Tampoco quiso estar con los que sostenían una lucha abierta, en un doble frente, con las minorías revolucionarias. Estaba impedido de toda voluntad colectiva y de una reflexión que no fuera la individual; pero a pesar de todo no es difícil encontrar alguna de las huellas de dos corrientes socialistas que se remitían a dos tradiciones distintas, la de Marx, Lenin, Rosa Luxemburgo, Trotsky, por un lado, y la de Bakunin, Kropotkin, Malatesta, etc, por otro. Anotemos que al final de su vida, Trotsky no descartaba que en ausencia de una revolución socialista en algunos países –un factor que en su opinión había sido el principal generador del fascismo y del estalinismo– la humanidad entrar en un impasse y conociera una terrible vuelta a la barbarie. De hecho, tal pronóstico se ha cumplido, aunque sea parcialmente, ya que nunca la barbarie había llegado a amenazar la propia vida en el planeta como en la actualidad.

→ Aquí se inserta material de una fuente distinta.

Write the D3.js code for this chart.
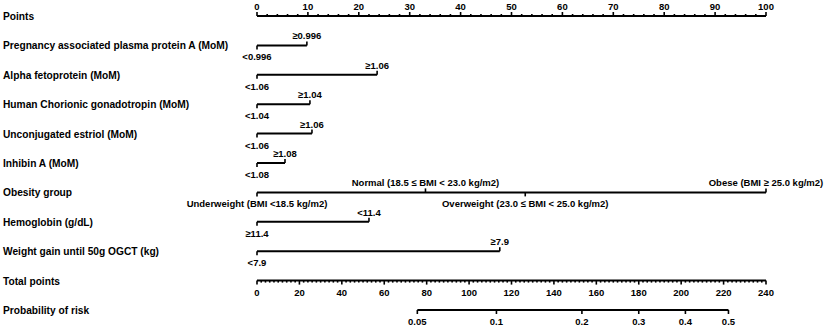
<!DOCTYPE html>
<html>
<head>
<meta charset="utf-8">
<script src="https://cdn.jsdelivr.net/npm/d3@7"></script>
<style>
  body { margin: 0; background: #fff; }
  text { font-family: "Liberation Sans", Arial, sans-serif; fill: #000; font-weight: bold; }
</style>
</head>
<body>
<div id="vis"></div>
<script>
// ---- data ----
const rowNames = [
  "Points",
  "Pregnancy associated plasma protein A (MoM)",
  "Alpha fetoprotein (MoM)",
  "Human Chorionic gonadotropin (MoM)",
  "Unconjugated estriol (MoM)",
  "Inhibin A (MoM)",
  "Obesity group",
  "Hemoglobin (g/dL)",
  "Weight gain until 50g OGCT (kg)",
  "Total points",
  "Probability of risk"
];

const pointsTicks = [0, 10, 20, 30, 40, 50, 60, 70, 80, 90, 100];
const totalTicks = [0, 20, 40, 60, 80, 100, 120, 140, 160, 180, 200, 220, 240];

// factor levels (label, points) in order of increasing points
const pappaLevels = [["<0.996", 0], ["≥0.996", 9.8]];
const afpLevels = [["<1.06", 0], ["≥1.06", 23.6]];
const hcgLevels = [["<1.04", 0], ["≥1.04", 10.4]];
const ue3Levels = [["<1.06", 0], ["≥1.06", 10.8]];
const inhibinLevels = [["<1.08", 0], ["≥1.08", 5.5]];
const obesityLevels = [
  ["Underweight (BMI <18.5 kg/m2)", 0],
  ["Normal (18.5 ≤ BMI < 23.0 kg/m2)", 33.1],
  ["Overweight (23.0 ≤ BMI < 25.0 kg/m2)", 52.7],
  ["Obese (BMI ≥ 25.0 kg/m2)", 100]
];
const hbLevels = [["≥11.4", 0], ["<11.4", 22.0]];
const weightLevels = [["<7.9", 0], ["≥7.9", 47.7]];

// probability ticks placed on the total points scale
const probLabels = ["0.05", "0.1", "0.2", "0.3", "0.4", "0.5"];
const probTotals = [75.6, 112.9, 153.2, 180.0, 202.0, 222.3];

// ---- layout ----
const width = 825, height = 328;
const x0 = 257, x1 = 766;

const svg = d3.select("#vis").append("svg")
  .attr("width", width)
  .attr("height", height);

const y = d3.scalePoint().domain(rowNames).range([16, 310]);
const xPts = d3.scaleLinear().domain([0, 100]).range([x0, x1]);
const xTot = d3.scaleLinear().domain([0, 240]).range([x0, x1]);

// row labels
svg.selectAll("text.row")
  .data(rowNames)
  .join("text")
  .attr("class", "row")
  .attr("x", 3)
  .attr("y", d => y(d) + 4)
  .attr("font-size", "10.2px")
  .text(d => d);

function hline(yy, a, b) {
  svg.append("line")
    .attr("x1", a).attr("x2", b)
    .attr("y1", yy).attr("y2", yy)
    .attr("stroke", "#000").attr("stroke-width", 2);
}

function tick(xx, yy, len) {
  svg.append("line")
    .attr("x1", xx).attr("x2", xx)
    .attr("y1", yy).attr("y2", yy + len)
    .attr("stroke", "#000").attr("stroke-width", 1.6);
}

// Points axis
{
  const yy = y("Points");
  hline(yy, x0, x1);
  d3.range(0, 101, 2).forEach(v => tick(xPts(v), yy, pointsTicks.includes(v) ? -4 : -2));
  svg.selectAll("text.ptick")
    .data(pointsTicks)
    .join("text")
    .attr("class", "ptick")
    .attr("x", d => xPts(d))
    .attr("y", yy - 6)
    .attr("text-anchor", "middle")
    .attr("font-size", "9.5px")
    .text(d => d);
}

// factor rows
const factors = [
  ["Pregnancy associated plasma protein A (MoM)", pappaLevels],
  ["Alpha fetoprotein (MoM)", afpLevels],
  ["Human Chorionic gonadotropin (MoM)", hcgLevels],
  ["Unconjugated estriol (MoM)", ue3Levels],
  ["Inhibin A (MoM)", inhibinLevels],
  ["Obesity group", obesityLevels],
  ["Hemoglobin (g/dL)", hbLevels],
  ["Weight gain until 50g OGCT (kg)", weightLevels]
];

factors.forEach(([name, levels]) => {
  const yy = y(name);
  hline(yy, xPts(0), xPts(d3.max(levels, d => d[1])));
  levels.forEach(([lab, pts], i) => {
    const above = i % 2 === 1;
    tick(xPts(pts), yy, above ? -4 : 4);
    svg.append("text")
      .attr("x", xPts(pts))
      .attr("y", above ? yy - 6 : yy + 15)
      .attr("text-anchor", "middle")
      .attr("font-size", "9.5px")
      .text(lab);
  });
});

// Total points axis
{
  const yy = y("Total points");
  hline(yy, x0, x1);
  d3.range(0, 241, 2).forEach(v => tick(xTot(v), yy, totalTicks.includes(v) ? 4 : 2));
  svg.selectAll("text.ttick")
    .data(totalTicks)
    .join("text")
    .attr("class", "ttick")
    .attr("x", d => xTot(d))
    .attr("y", yy + 15)
    .attr("text-anchor", "middle")
    .attr("font-size", "9.5px")
    .text(d => d);
}

// Probability axis
{
  const yy = y("Probability of risk");
  hline(yy, xTot(probTotals[0]), xTot(probTotals[probTotals.length - 1]));
  probTotals.forEach(v => tick(xTot(v), yy, 4));
  svg.selectAll("text.prtick")
    .data(probTotals)
    .join("text")
    .attr("class", "prtick")
    .attr("x", d => xTot(d))
    .attr("y", yy + 15)
    .attr("text-anchor", "middle")
    .attr("font-size", "9.5px")
    .text((d, i) => probLabels[i]);
}
</script>
</body>
</html>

El socialismo de Orwell aparecía ahora cubierto por la inquietud y la zozobra más intensas. En enero de 1946, aprovechando la oportunidad de comentar una serie de libros socialistas en un amplio artículo publicado en el Manchester Evening News, se preguntaba qué había ocurrido con la vieja idea de la “fraternidad humana”, que significaba, entre otras cosas, la abolición de “la guerra, el crimen, las enfermedades, la pobreza y el agotamiento laboral” y que había sido abandonada en pro de una sociedad de castas de “un género nuevo en el cual debemos de abdicar de nuestros derechos individuales por la seguridad económica”, o sea, por un socialismo tal como él veía en la Rusia soviética y frente al cual no parecía contar con ninguna alternativa tras su fiasco con los laboristas. Los socialistas, decía, “no están obligados a pensar que se puede llegar a una sociedad humana perfecta” (este es el sueño perdido de las utopías primitivas); se trataba, simplemente, de lograr una sociedad mejor, en la que “lo esencial de los males cometidos por los hombres resulte de los efectos corruptores de la injusticia y la desigualdad”. Pensaba, al igual que los laboristas de izquierdas como R. H. Tawney, que la base del socialismo solo podía ser el humanismo que aunque era compatible no podía compartir con éste la idea del ser humano como criatura caída (sin embargo tanto en Rebelión en la granja como en 1984 existe una caída después de algo que había suscitado tanta esperanza).

En la lucha entablada entre el maquiavelismo burgués, la burocracia estalinista y la utopía revolucionaria, Orwell no tenía ninguna duda, era la utopía lo que impulsa el progreso. (…) Paradójicamente Orwell sentía al mismo tiempo una gran desconfianza por las “minorías proféticas”. Así se evidenciaba de sus continuos comentarios descalificatorios hacia los grupos trotskistas y anarquistas, y no asumía plenamente las posibilidades de una renovación del socialismo por el simple hecho de que contemplaba la realidad inmediata y el porvenir como situaciones bloqueadas por aparatos dominadores cuya única función es la de mantenerse en el poder por la mera atracción que ejerce éste. De ahí que, al contrario de un Jack London, uno de los grandes antecesores de 1984 con su apasionante alegato contra la aristocracia obrera y la oligarquía financiera, El talón de hierro, Orwell no veía la luz al final de su pasillo oscuro y milenario. El pesimismo le jugó una mala pasada y el ferviente utópico escribió la más tremenda antiutopía de la historia.

 

Fragmento de La Cuestión Orwell de Pepe GUTIÉRREZ-ÁLVAREZ. Editorial Sepha, Málaga, 2008; p. 142 i ss.